The stakes are even higher when you serve on the board of a systemically important financial institution like Wells Fargo. A board’s failure to fulfill the duty of oversight could not only harm the firm and its shareholders, it could also imperil the entire economy. For this reason, and others, bank directors are subject to a host of supervisory expectations that extend well beyond your standard fiduciary duties.[1]

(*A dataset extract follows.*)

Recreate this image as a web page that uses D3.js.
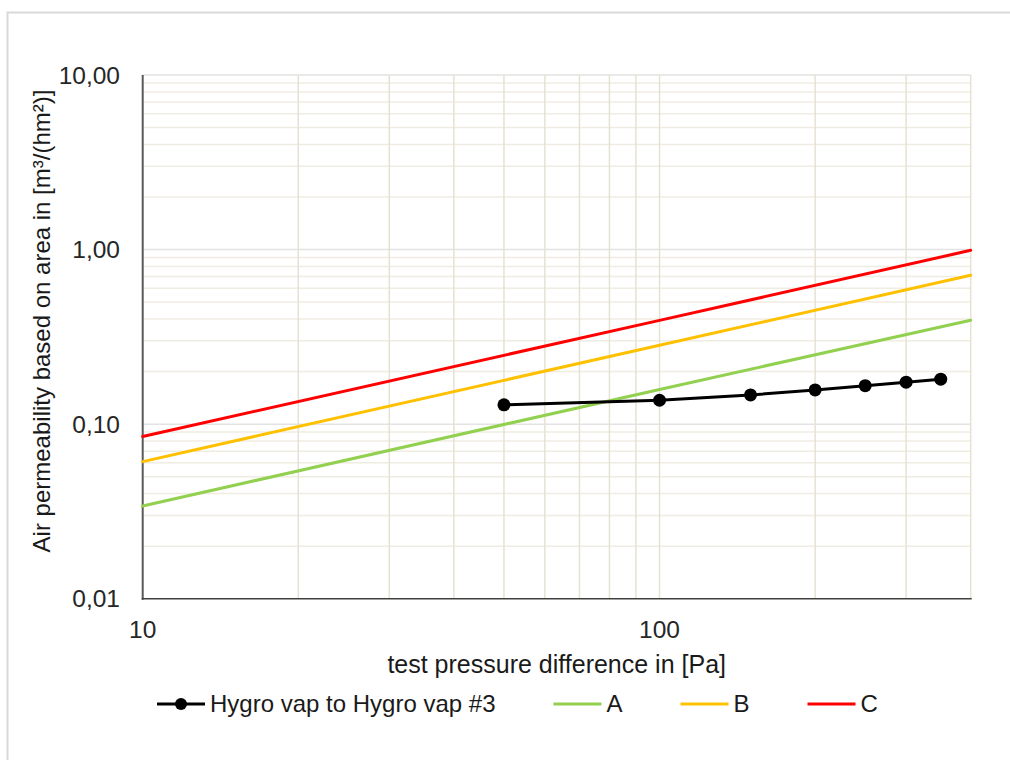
<!DOCTYPE html>
<html>
<head>
<meta charset="utf-8">
<script src="https://cdn.jsdelivr.net/npm/d3@7"></script>
<style>
  html, body { margin: 0; padding: 0; background: #fff; }
  svg { display: block; font-family: "Liberation Sans", Arial, sans-serif; }
</style>
</head>
<body>
<svg id="chart" width="1010" height="760"></svg>
<script>
// ---- data ----
const pressures = [50, 100, 150, 200, 250, 300, 350];
const measured = [0.129, 0.137, 0.147, 0.157, 0.166, 0.174, 0.181];
const classPressures = [10, 100, 400];
const classA = [0.034, 0.158, 0.394];
const classB = [0.061, 0.283, 0.713];
const classC = [0.085, 0.393, 0.99];
const seriesNames = ["Hygro vap to Hygro vap #3", "A", "B", "C"];
const seriesColors = ["#000000", "#92d050", "#ffc000", "#ff0000"];
const xTickLabels = [10, 100];
const yTickLabels = [0.01, 0.1, 1, 10];
const xTitle = "test pressure difference in [Pa]";
const yTitle = "Air permeability based on area in [m³/(hm²)]";

// ---- layout ----
const svg = d3.select("#chart");
const L = 142.7, R = 970.7, T = 75, B = 598.7;
const x = d3.scaleLog().domain([10, 400]).range([L, R]);
const y = d3.scaleLog().domain([0.01, 10]).range([B, T]);
const loc = d3.formatLocale({decimal: ",", thousands: ".", grouping: [3], currency: ["", "€"]});
const yFmt = loc.format(".2f");

// outer frame
svg.append("rect").attr("x", 7.5).attr("y", 12.5).attr("width", 1020).attr("height", 800)
  .attr("fill", "#fff").attr("stroke", "#d9d9d9").attr("stroke-width", 2);

// horizontal gridlines
const yGrid = y.ticks();
svg.append("g").selectAll("line").data(yGrid.filter(v => v > 0.0100001)).join("line")
  .attr("x1", L).attr("x2", R)
  .attr("y1", d => y(d)).attr("y2", d => y(d))
  .attr("stroke", d => yTickLabels.some(t => Math.abs(t - d) < 1e-9) ? "#e3e3e3" : "#efece2")
  .attr("stroke-width", 1.5);

// vertical gridlines
const xGrid = x.ticks();
svg.append("g").selectAll("line").data(xGrid.filter(v => v > 10.0001)).join("line")
  .attr("y1", T).attr("y2", B)
  .attr("x1", d => x(d)).attr("x2", d => x(d))
  .attr("stroke", "#e6e2d2").attr("stroke-width", 1.5);

// axes lines
svg.append("line").attr("x1", L).attr("x2", L).attr("y1", T).attr("y2", B + 1)
  .attr("stroke", "#595959").attr("stroke-width", 2);
svg.append("line").attr("x1", L - 1).attr("x2", R + 1).attr("y1", B).attr("y2", B)
  .attr("stroke", "#404040").attr("stroke-width", 1.6);

// tick labels
svg.append("g").selectAll("text").data(yTickLabels).join("text")
  .attr("x", 120).attr("y", d => y(d) + 8.5)
  .attr("text-anchor", "end").attr("font-size", 24.5).attr("fill", "#262626")
  .text(d => yFmt(d));
svg.append("g").selectAll("text").data(xTickLabels).join("text")
  .attr("x", d => x(d)).attr("y", 638)
  .attr("text-anchor", "middle").attr("font-size", 24.5).attr("fill", "#262626")
  .text(d => d);

// axis titles
svg.append("text").attr("x", (L + R) / 2).attr("y", 673)
  .attr("text-anchor", "middle").attr("font-size", 25).attr("fill", "#1a1a1a").text(xTitle);
svg.append("text").attr("transform", "translate(50,321) rotate(-90)")
  .attr("text-anchor", "middle").attr("font-size", 24).attr("fill", "#1a1a1a").text(yTitle);

// series lines
const line = d3.line().x(d => x(d[0])).y(d => y(d[1]));
const classSeries = [classA, classB, classC];
classSeries.forEach((vals, i) => {
  svg.append("path").datum(classPressures.map((p, j) => [p, vals[j]]))
    .attr("d", line).attr("fill", "none")
    .attr("stroke", seriesColors[i + 1]).attr("stroke-width", 3).attr("stroke-linecap", "round");
});
const mData = pressures.map((p, j) => [p, measured[j]]);
svg.append("path").datum(mData).attr("d", line).attr("fill", "none")
  .attr("stroke", "#000").attr("stroke-width", 3).attr("stroke-linejoin", "round");
svg.append("g").selectAll("circle").data(mData).join("circle")
  .attr("cx", d => x(d[0])).attr("cy", d => y(d[1])).attr("r", 6.5).attr("fill", "#000");

// legend
const lg = svg.append("g");
let lx = 157;
const ly = 704;
seriesNames.forEach((name, i) => {
  lg.append("line").attr("x1", lx).attr("x2", lx + 48).attr("y1", ly).attr("y2", ly)
    .attr("stroke", seriesColors[i]).attr("stroke-width", 3);
  if (i === 0) {
    lg.append("circle").attr("cx", lx + 24).attr("cy", ly).attr("r", 6).attr("fill", "#000");
  }
  const t = lg.append("text").attr("x", lx + 53).attr("y", ly + 8.3)
    .attr("font-size", 24).attr("fill", "#1a1a1a").text(name);
  const w = t.node().getComputedTextLength();
  lx = lx + 53 + w + 58;
});
</script>
</body>
</html>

Thankfully, the misconduct at Wells Fargo does not threaten financial stability.  Still, the Federal Reserve’s order on Friday represents a near worst case scenario for any bank director. The reputations of Wells Fargo’s directors, which had been built up over decades, now stand in tatters. The situation will be even worse for the four directors Wells will dismiss by year’s end (they will likely resign at the firm’s urging.)[2] For these directors, what first looked like a high-profile and well-paid part-time job has turned into a nightmare. All current and future directors would be wise to learn from their mistakes.

 

 

 

[1] Last August, the Federal Reserve released a proposal regarding its supervisory expectations for the boards of directors of bank holding companies, savings and loan holding companies, state member banks, U.S. branches and agencies of foreign banks, and non-bank systemically important financial institutions supervised by the Federal Reserve. More info on the proposal can be found here.

[2] Although it is speculation, I expect the longest serving directors will wind up leaving. Enrique Hernandez, Jr., John S. Chen, and Lloyd H. Dean have been on the board since at least 2006, while Donald M. James and John D. Baker II have both been on the board since 2009.